Michael Levi, senior fellow on energy and environment at the US Council on Foreign Relations (CFR), said that a consequence of the threatening melt-down at the Fukushima Dai-ichi nuclear plant in quake-ravaged northern Japan could chill prospects for a nuclear power renaissance in the US.
If the already struggling US nuclear energy sector were to lose still more ground because of fears of quake-related threats to existing and hoped-for US nuclear power plants, that could put more pressure on natural gas as a more climate-friendly power fuel, Levi indicated.
The availability and cost of domestic natural gas are of critical concern for US petrochemical producers and downstream chemical makers because they are heavily dependent on natgas as a feedstock and/or power fuel.
In addition, as chemical plants are high consumers of electric power, increasing costs for power-generating fuels such as natural gas would further raise their costs of doing business.
“One potential shift in terms of nuclear power prospects could be in the group of US environmentalists who would have compromised on accepting a broader role for nuclear power as part of a broader agreement on climate change policies,” Levi said.
“This [the Japanese nuclear disaster] will make them a lot less comfortable” with that sort of compromise, he said.
The Japanese catastrophe and its nuclear power implications, he said, also could raise new regulatory uncertainty about nuclear energy in the US and trigger still more public opposition to it.
Levi noted that one of the reasons that the US nuclear power industry was in trouble was the new abundance of continuing low-cost of domestic natural gas supplies due to shale gas plays.

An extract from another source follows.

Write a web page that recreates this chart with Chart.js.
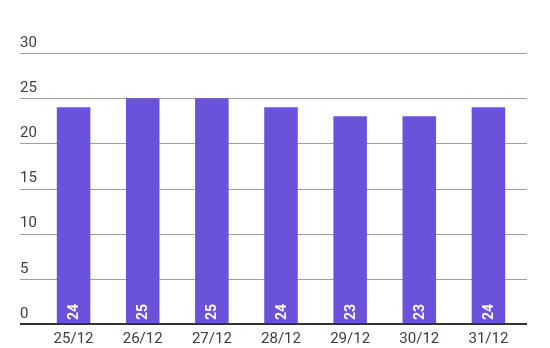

“This was already making things tough for nuclear power in the US,” he said.
“So if you add anything on top of that,’ he said, meaning the Japan quake and nuclear power plant scare, “the burden on natural gas in the US energy mix becomes more intense, especially if you want to use gas to help manage climate effects.”
He also cited the growing uncertainty about US regulation of natural gas drilling.
In the last year or so, federal and state regulators and environmental groups have been raising concerns about the impact of hydraulic fracturing - a drilling technique key to shale gas development - on drinking water supplies.
While even the US Environmental Protection Agency (EPA) has previously found no link between “fracking” and drinking water supplies, growing environmental worries and local opposition could reduce shale gas development just as nuke fears would be putting more demand on domestic US gas supplies.
EPA has begun a new, two-year study on the environmental effects of fracking.
Levi said he was certain that the Japan crisis would result in more calls in the US for denial of renewal permits for existing nuclear power plants and new nuke plant project permits, especially those that are near earthquake fault lines in the US West and Midwest.
But he said that the full impact of the Japan nuclear power plant failure would greatly depend on how the nuke crisis in that devastated region of Japan finally is resolved.
The Council on Foreign Relations is a 90-year-old, nonpartisan think-tank and publisher.